Joby Aviation (NYSE:JOBY) surged today after the company posted a memorandum of understanding with Saudi conglomerate Abdul Latif Jameel that contemplates a $1 billion launch of Joby’s electric air-taxi service in the kingdom.
The jump comes on the heels of Toyota’s (NYSE:TM) fresh $250 million tranche last week, which by itself had lifted the stock roughly 25% and rekindled momentum that stalled earlier this year. JOBY stock is now 77.25% above its one-year low, though it is still 17.7% below its highs. Should you chase the upside potential, or should you take the gains? Let’s take a look.
Joby and Abdul Latif Jameel signed a memorandum that targets the delivery of up to 200 aircraft plus related services, potentially valued at about $1 billion.
The Saudi group will study infrastructure, maintenance, and pilot-training packages so that Joby’s craft can shuttle pilgrims, executives, and tourists across cities such as Riyadh and Jeddah. That promise, though non-binding for now, would open a Middle Eastern beachhead that none of Joby’s U.S. rivals yet control.

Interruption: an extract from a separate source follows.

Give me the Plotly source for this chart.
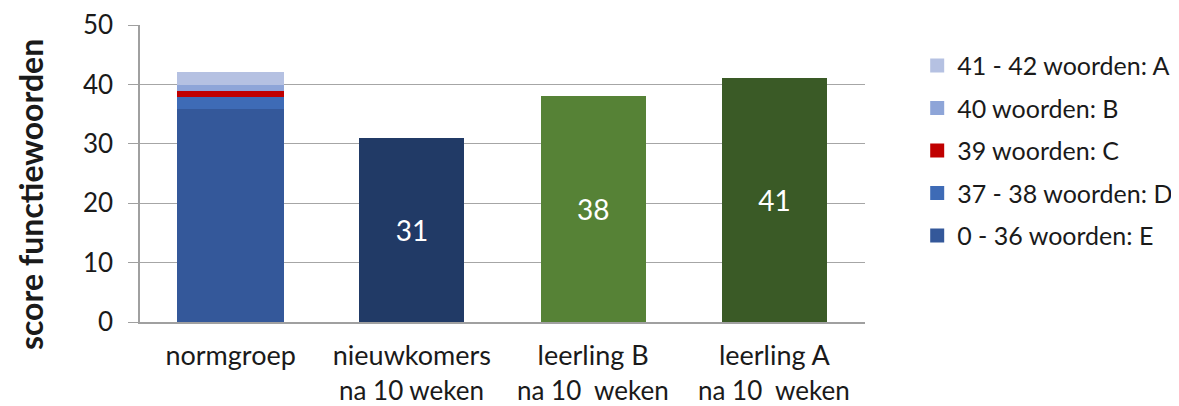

Investors already had Joby on their radar because Toyota funded the first half of a previously announced $500 million strategic investment on May 28. The new deal has boosted the stock due to the slew of good news coming in recently. Before that, Joby also flew two eVTOL prototypes simultaneously.
The biggest problem with “flying car” businesses is that they’re nowhere near profitable and still have a lot of money to burn through before they can reach any level of sustainability. If you look at Joby’s TTM financials, things are only looking worse.
It does have $813 million in cash, but it will have to raise a lot more. Profitability is likely close to a decade away, if ever.
As such, I’d only buy JOBY for short-term gains if you think more deals are coming. The downside risk is too big to chase this stock for a long-term investment.
The average price target at $7.75 implies just 3.3% upside.